**Set task:**
Print exactly the lines from the first one down to the line that contains "const xTicks = [0, 5, 10, 15, 20, 25];", both included, and skip the pictures.

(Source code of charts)
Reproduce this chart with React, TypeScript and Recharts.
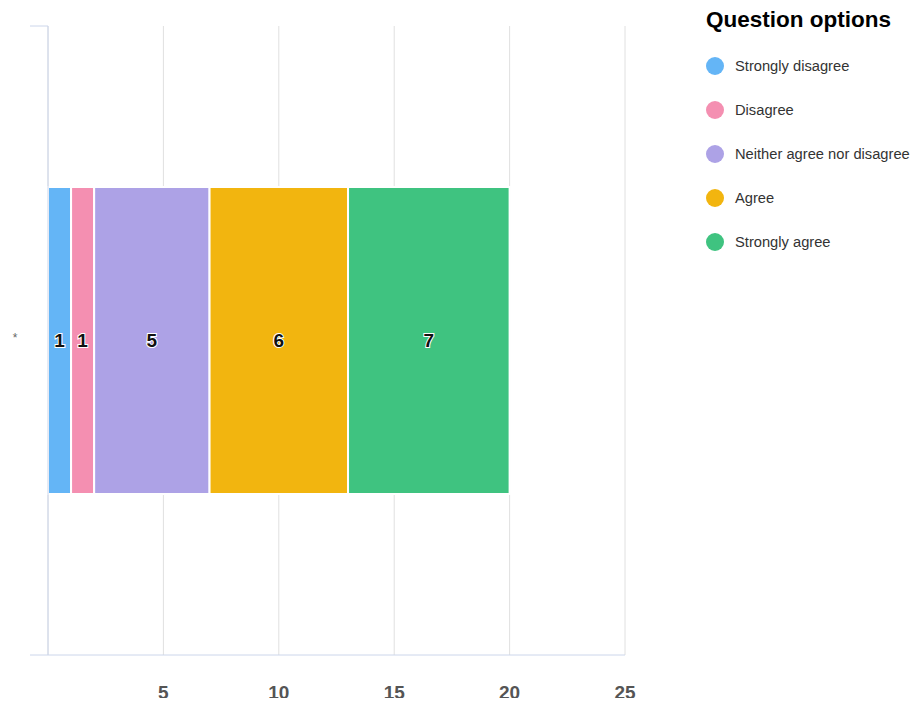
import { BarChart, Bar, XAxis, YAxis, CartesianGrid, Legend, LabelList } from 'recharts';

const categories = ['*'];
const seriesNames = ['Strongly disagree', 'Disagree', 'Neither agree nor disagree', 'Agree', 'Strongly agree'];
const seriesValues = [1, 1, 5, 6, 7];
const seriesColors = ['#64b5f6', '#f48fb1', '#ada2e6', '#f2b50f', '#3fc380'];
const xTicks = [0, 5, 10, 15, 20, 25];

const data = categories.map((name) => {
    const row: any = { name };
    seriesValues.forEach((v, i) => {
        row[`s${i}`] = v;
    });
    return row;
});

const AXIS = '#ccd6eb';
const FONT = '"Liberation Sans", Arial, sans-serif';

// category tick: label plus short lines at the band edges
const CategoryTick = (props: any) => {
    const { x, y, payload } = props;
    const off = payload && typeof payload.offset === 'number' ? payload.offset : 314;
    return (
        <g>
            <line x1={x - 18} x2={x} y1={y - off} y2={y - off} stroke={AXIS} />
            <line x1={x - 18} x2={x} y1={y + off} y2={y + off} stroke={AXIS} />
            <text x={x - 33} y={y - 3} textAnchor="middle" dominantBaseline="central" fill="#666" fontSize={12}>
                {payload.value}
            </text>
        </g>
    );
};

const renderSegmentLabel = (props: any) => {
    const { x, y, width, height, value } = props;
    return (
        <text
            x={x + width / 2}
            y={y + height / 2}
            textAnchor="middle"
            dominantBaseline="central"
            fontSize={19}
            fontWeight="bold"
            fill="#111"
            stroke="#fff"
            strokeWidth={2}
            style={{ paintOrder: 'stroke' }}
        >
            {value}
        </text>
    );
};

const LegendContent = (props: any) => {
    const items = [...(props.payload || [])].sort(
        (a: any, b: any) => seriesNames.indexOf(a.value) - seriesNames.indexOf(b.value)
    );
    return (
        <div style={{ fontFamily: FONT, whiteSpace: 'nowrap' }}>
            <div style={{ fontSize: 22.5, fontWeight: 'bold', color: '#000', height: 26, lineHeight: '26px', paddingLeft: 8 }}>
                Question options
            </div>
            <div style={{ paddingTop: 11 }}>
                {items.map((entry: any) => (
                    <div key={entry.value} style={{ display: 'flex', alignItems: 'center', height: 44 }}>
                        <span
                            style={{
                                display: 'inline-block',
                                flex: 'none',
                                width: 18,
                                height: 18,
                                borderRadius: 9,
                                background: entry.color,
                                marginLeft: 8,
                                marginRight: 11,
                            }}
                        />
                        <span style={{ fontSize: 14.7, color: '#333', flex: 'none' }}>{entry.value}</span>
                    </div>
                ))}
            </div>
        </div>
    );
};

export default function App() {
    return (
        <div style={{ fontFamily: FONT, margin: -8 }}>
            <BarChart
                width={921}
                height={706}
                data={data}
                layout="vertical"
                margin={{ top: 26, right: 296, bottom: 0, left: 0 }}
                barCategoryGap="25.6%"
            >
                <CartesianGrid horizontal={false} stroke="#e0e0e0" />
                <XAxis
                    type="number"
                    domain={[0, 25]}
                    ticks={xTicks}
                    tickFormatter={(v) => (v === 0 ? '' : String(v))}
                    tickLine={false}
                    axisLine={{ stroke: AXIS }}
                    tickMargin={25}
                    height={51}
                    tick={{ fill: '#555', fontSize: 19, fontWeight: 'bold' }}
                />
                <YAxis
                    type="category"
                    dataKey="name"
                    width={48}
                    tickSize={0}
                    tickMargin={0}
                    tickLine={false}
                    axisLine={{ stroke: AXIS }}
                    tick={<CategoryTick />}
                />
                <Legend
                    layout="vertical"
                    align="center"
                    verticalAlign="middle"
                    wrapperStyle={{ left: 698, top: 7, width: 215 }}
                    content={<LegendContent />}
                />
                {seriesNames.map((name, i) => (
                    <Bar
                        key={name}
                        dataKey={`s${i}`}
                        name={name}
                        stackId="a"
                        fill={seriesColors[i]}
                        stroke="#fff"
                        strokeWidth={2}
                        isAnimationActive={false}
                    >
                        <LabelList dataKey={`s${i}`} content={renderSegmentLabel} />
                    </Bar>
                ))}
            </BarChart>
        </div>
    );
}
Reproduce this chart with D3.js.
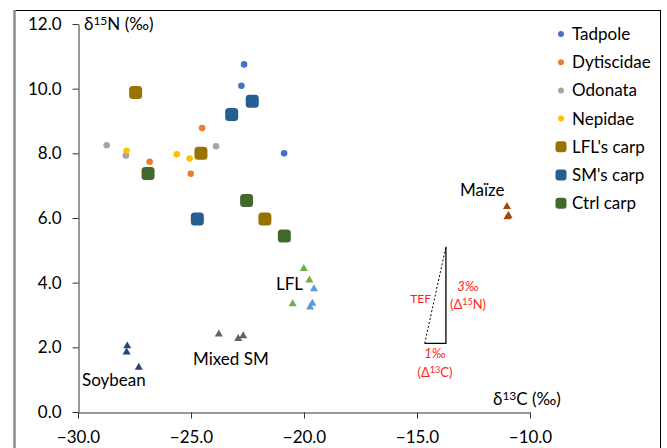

**Output of the task:**
Reproduce this chart with React, TypeScript and Recharts.
import { BarChart, Bar, XAxis, YAxis, CartesianGrid, Legend, LabelList } from 'recharts';

const categories = ['*'];
const seriesNames = ['Strongly disagree', 'Disagree', 'Neither agree nor disagree', 'Agree', 'Strongly agree'];
const seriesValues = [1, 1, 5, 6, 7];
const seriesColors = ['#64b5f6', '#f48fb1', '#ada2e6', '#f2b50f', '#3fc380'];
const xTicks = [0, 5, 10, 15, 20, 25];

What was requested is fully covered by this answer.